The trick: scan over layers. Stack the per-layer params along a new leading axis (size = num_layers), scan the per-layer forward along that axis, and the trace records ONE copy of the block. Compile time drops from O(L) to O(1). Each layer still has its own weights — they’re just stored as (L, …) arrays rather than as L separate (…) arrays.

The previous problem used lax.scan over a time axis (one shared cell, T inputs). This problem uses nnx.scan over a layer axis (L distinct blocks, one input that flows through them).
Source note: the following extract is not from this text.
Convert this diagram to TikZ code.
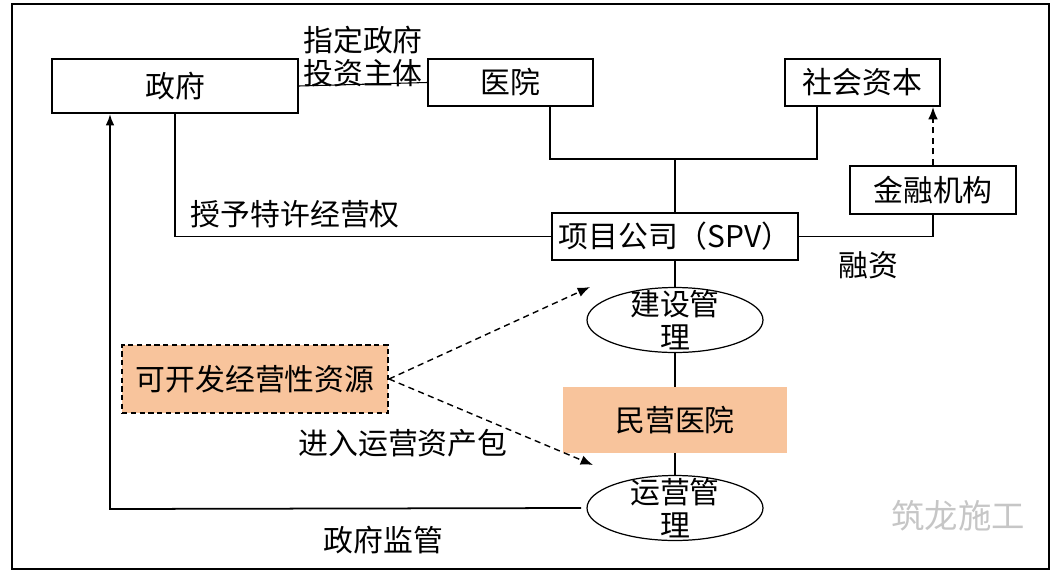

Step 1: build a stacked block

Same trick as the ensemble problem — split_rngs + vmap over the constructor:

@nnx.split_rngs(splits=N)
@nnx.vmap(in_axes=(0,), out_axes=0)
def make_block(rngs):
    return nnx.Linear(F, F, rngs=rngs)

blocks = make_block(nnx.Rngs(seed))
# blocks.kernel.value.shape == (N, F, F)
# blocks.bias.value.shape   == (N, F)

Step 2: scan along the layer axis

nnx.scan is the lifted jax.lax.scan. It distinguishes two roles via nnx.Carry:

nnx.Carry — this argument flows through the loop. Its shape is preserved across iterations. (Like init_carry and final_carry in lax.scan.)
any axis index (e.g. 0) — this argument is sliced along that axis on each iteration. The slice is fed to the body.

So:

@nnx.scan(in_axes=(nnx.Carry, 0), out_axes=nnx.Carry)
def forward(x, block):
    return jax.nn.relu(block(x))

out = forward(x, blocks)

forward is written for ONE layer: takes x (the carry — what we’re transforming) and block (one per-layer slice of the stacked blocks). At each iteration, scan picks blocks[i], calls forward(x, blocks[i]), and uses the return value as the new x for the next iteration. After N iterations, out is the final activation.

out_axes=nnx.Carry says “the output is the new carry” — exactly one returned value, used as the next x. (If we also wanted the per-layer outputs stacked, we’d write out_axes=(nnx.Carry, 0).)

Why this is faster

XLA sees a single block’s HLO and a Scan over it. The compile is O(1) in num_layers. At runtime, each iteration runs the same kernel with sliced params — typical speedup over Python-unrolled stacks is a 10× compile-time reduction for a transformer-sized model.

When you can’t use this

Only blocks that are structurally identical and with the same shape contract across layers can be scanned this way. If layer i has different features_out than layer i+1 (e.g., a stem→trunk→head architecture), the per-layer params don’t stack into a uniform pytree. Scan that with manually-grouped homogeneous segments.

Common pitfalls

Forgetting split_rngs. All N layers would share an init RNG and end up with identical params. Effectively a 1-layer net.
Using (0, nnx.Carry) instead of (nnx.Carry, 0). Order matters: the function’s first arg is the carry; second is the per-iteration slice.
Mismatched in/out axes. out_axes=nnx.Carry (just the carry) vs out_axes=(nnx.Carry, 0) (carry + per-layer stacked output). Pick deliberately.

Problem

Implement scan_layers_forward(seed, x, num_layers, features):

Cast N = int(num_layers), F = int(features), s = int(seed).
Build a stacked block via split_rngs(splits=N) + nnx.vmap over a constructor that returns nnx.Linear(F, F, rngs=rngs).
Define @nnx.scan(in_axes=(nnx.Carry, 0), out_axes=nnx.Carry) def forward(x, block): return jax.nn.relu(block(x)).
Call forward(x, blocks) to get the final activation (F,).
Return out.reshape(-1).

Inputs:

seed: float (cast to int).
x: 1-D (F,) — the input vector. Shape is preserved through layers.
num_layers: float (cast to int) — N.
features: float (cast to int) — F (each layer is F → F).

Output: 1-D (F,) — final activation.